When Brett Carreras received five long boxes of comics one Christmas, it was a kingly gift for the teen collector. It was made possible only because his local comic book store had recently gone out of business.
Working his way up through Richmond’s sporadic enthusiast tradeshows, Carreras has turned his hobby into a lifetime of entrepreneurship.
After studying business and computer science, he worked through the tech crash of the early 2000s, always with comics as a guide. Attending trade shows on the West Coast, he saw how the comics industry could benefit from a tech revolution. That’s about the time he became involved with Richmond Comicon.

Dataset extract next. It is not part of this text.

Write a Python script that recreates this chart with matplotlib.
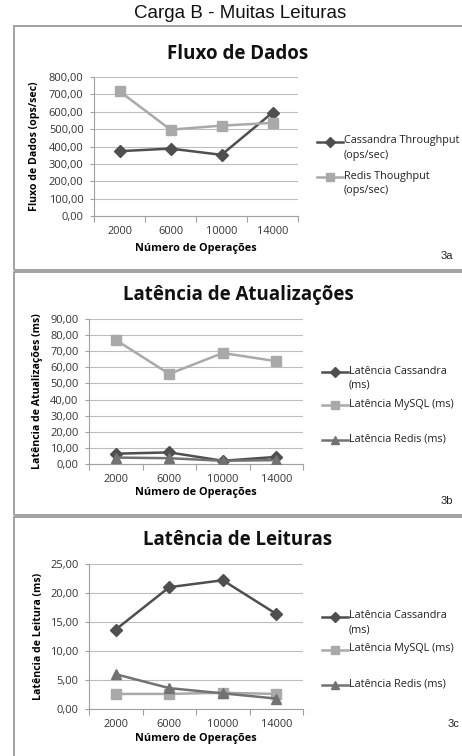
import matplotlib.pyplot as plt
from matplotlib.lines import Line2D
from matplotlib.patches import Rectangle
from matplotlib.ticker import FuncFormatter

# data
operacoes = ["2000", "6000", "10000", "14000"]

fluxo_cassandra = [373, 388, 352, 595]
fluxo_redis = [718, 497, 520, 536]

atual_cassandra = [6.4, 7.2, 2.0, 4.4]
atual_mysql = [77.0, 55.9, 68.9, 63.8]
atual_redis = [4.0, 3.6, 2.0, 2.4]

leit_cassandra = [13.7, 21.0, 22.2, 16.4]
leit_mysql = [2.6, 2.6, 2.8, 2.6]
leit_redis = [6.0, 3.6, 2.7, 1.8]

W, H = 462, 756
BODY = "Open Sans"
DARK = "#4f4f4f"
LIGHT = "#a9a9a9"
MID = "#727272"

plt.rcParams["font.family"] = [BODY, "DejaVu Sans"]

fig = plt.figure(figsize=(W / 100, H / 100), dpi=100)


def fx(x):
    return x / W


def fy(y):
    return 1 - y / H


def comma(v, pos):
    return f"{v:.2f}".replace(".", ",")


def panel(top, bottom, ax_box, title, title_y, ylabel, ylabel_x, xlabel_y,
          ymax, ystep, series, legend_x, legend_rows, tag, tag_xy):
    # panel frame
    fig.add_artist(Rectangle((fx(14), fy(bottom)), fx(480), (bottom - top) / H,
                             transform=fig.transFigure, fill=False,
                             edgecolor="#9a9a9a", linewidth=1.3))
    x0, y0, x1, y1 = ax_box
    ax = fig.add_axes([fx(x0), fy(y1), (x1 - x0) / W, (y1 - y0) / H])
    n = len(operacoes)
    pos = list(range(n))
    for vals, color, marker, ms in series:
        ax.plot(pos, vals, color=color, linewidth=1.8, marker=marker,
                markersize=ms, markeredgecolor=color, markerfacecolor=color, zorder=3)
    ax.set_xlim(-0.5, n - 0.5)
    ax.set_ylim(0, ymax)
    ax.set_yticks([ystep * i for i in range(int(round(ymax / ystep)) + 1)])
    ax.yaxis.set_major_formatter(FuncFormatter(comma))
    ax.set_xticks(pos)
    ax.set_xticklabels(operacoes)
    ax.set_xticks([i - 0.5 for i in range(n + 1)], minor=True)
    ax.tick_params(axis="x", which="major", length=0, pad=7, labelsize=7.9, colors="#333333")
    ax.tick_params(axis="x", which="minor", length=4, color="#a0a0a0", width=0.8)
    ax.tick_params(axis="y", length=3, color="#a0a0a0", width=0.8, pad=4.5,
                   labelsize=8.0, labelcolor="#333333")
    ax.grid(axis="y", color="#bdbdbd", linewidth=0.8)
    ax.set_axisbelow(True)
    for s in ["top", "right"]:
        ax.spines[s].set_visible(False)
    for s in ["left", "bottom"]:
        ax.spines[s].set_color("#a0a0a0")
        ax.spines[s].set_linewidth(0.8)

    ax.set_xlabel("Número de Operações", fontsize=7.8, fontweight="bold", va="center")
    ax.xaxis.set_label_coords(fx((x0 + x1) / 2), fy(xlabel_y), transform=fig.transFigure)
    ax.set_ylabel(ylabel, fontsize=7.6, fontweight="bold", va="center")
    ax.yaxis.set_label_coords(fx(ylabel_x), fy((y0 + y1) / 2), transform=fig.transFigure)

    fig.text(fx(238), fy(title_y), title, fontsize=13.5, fontweight="bold",
             ha="center", va="center", color="#111111")

    # legend drawn at the right side
    for (label, y), (vals, color, marker, ms) in zip(legend_rows, series):
        fig.add_artist(Line2D([fx(legend_x), fx(legend_x + 13), fx(legend_x + 26)],
                              [fy(y)] * 3, transform=fig.transFigure, color=color,
                              linewidth=1.8, marker=marker, markersize=ms * 0.85,
                              markevery=[1], markeredgecolor=color, markerfacecolor=color))
        fig.text(fx(legend_x + 27), fy(y - 6.5), label, fontsize=7.8, ha="left", va="top",
                 color="#222222", linespacing=1.4)

    fig.text(fx(tag_xy[0]), fy(tag_xy[1]), tag, fontsize=8, ha="center", va="center",
             family="Liberation Sans", color="#222222")
    return ax


fig.text(fx(240), fy(13), "Carga B - Muitas Leituras", fontsize=13.5, ha="center",
         va="center", family="Liberation Sans", color="#111111")

panel(26, 270, (94, 77, 298, 216), "Fluxo de Dados", 54,
      "Fluxo de Dados (ops/sec)", 35, 248, 800, 100,
      [(fluxo_cassandra, DARK, "D", 6), (fluxo_redis, LIGHT, "s", 7.5)],
      317, [("Cassandra Throughput\n(ops/sec)", 142), ("Redis Thoughput\n(ops/sec)", 177)],
      "3a", (447, 256))

panel(272, 515, (89, 319, 303, 464), "Latência de Atualizações", 295,
      "Latência de Atualizações (ms)", 38, 493, 90, 10,
      [(atual_cassandra, DARK, "D", 6), (atual_mysql, LIGHT, "s", 7.5),
       (atual_redis, MID, "^", 7)],
      322, [("Latência Cassandra\n(ms)", 372), ("Latência MySQL (ms)", 405),
            ("Latência Redis (ms)", 440)],
      "3b", (447, 501))

panel(517, 800, (89, 564, 303, 709), "Latência de Leituras", 540,
      "Latência de Leitura (ms)", 38, 738, 25, 5,
      [(leit_cassandra, DARK, "D", 6), (leit_mysql, LIGHT, "s", 7.5),
       (leit_redis, MID, "^", 7)],
      322, [("Latência Cassandra\n(ms)", 617), ("Latência MySQL (ms)", 650),
            ("Latência Redis (ms)", 685)],
      "3c", (453, 724))

fig.savefig("out.png", dpi=100)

“We’re at this really curious crossroads,” Carreras says. “Anybody who doesn’t recognize the digital medium as being the 800-pound gorilla in the corner is just lying to themselves at this point.”
Richmond Comicon started small 30 years ago. Carreras came on board as the show’s promoter in 2006, using his experience with technology to redesign the marketing and infrastructure. Attendance has grown tenfold, and the show has moved to a larger location at Richmond International Raceway.
Comic fandom is big in Richmond, which Carreras says has one of the highest per-capita rates of comic book stores in the country.
“As much as we’re a beer town and as much as we’re a food town and Chuck Taylors town,” he says — “we’re a comic book town.”
After the convention’s founder retired two years ago, Carreras took over, continuing to modernize the show and giving free tickets to children — a move that’s equal parts nostalgia and economics.
“The future of everything really is children,” Carreras says. “If you can get them excited about anything pop culture, anything comic-book related, then maybe they’re going to pick up a book and read.”
Carreras also has been spearheading a new project — organizing and selling the warehouse of comics left behind by the late, longtime store owner Dave Luebke. The goal is to have his friend’s “retirement plan” out the door in two years. With around 700,000 comics and related ephemera in the warehouse, it’s a daunting task, but a necessary one for Luebke’s family.
“There’s plenty of opportunity here, we just have to find it,” Carreras says. “It feels like making the impossible happen to make good on one of my friends’ dreams.”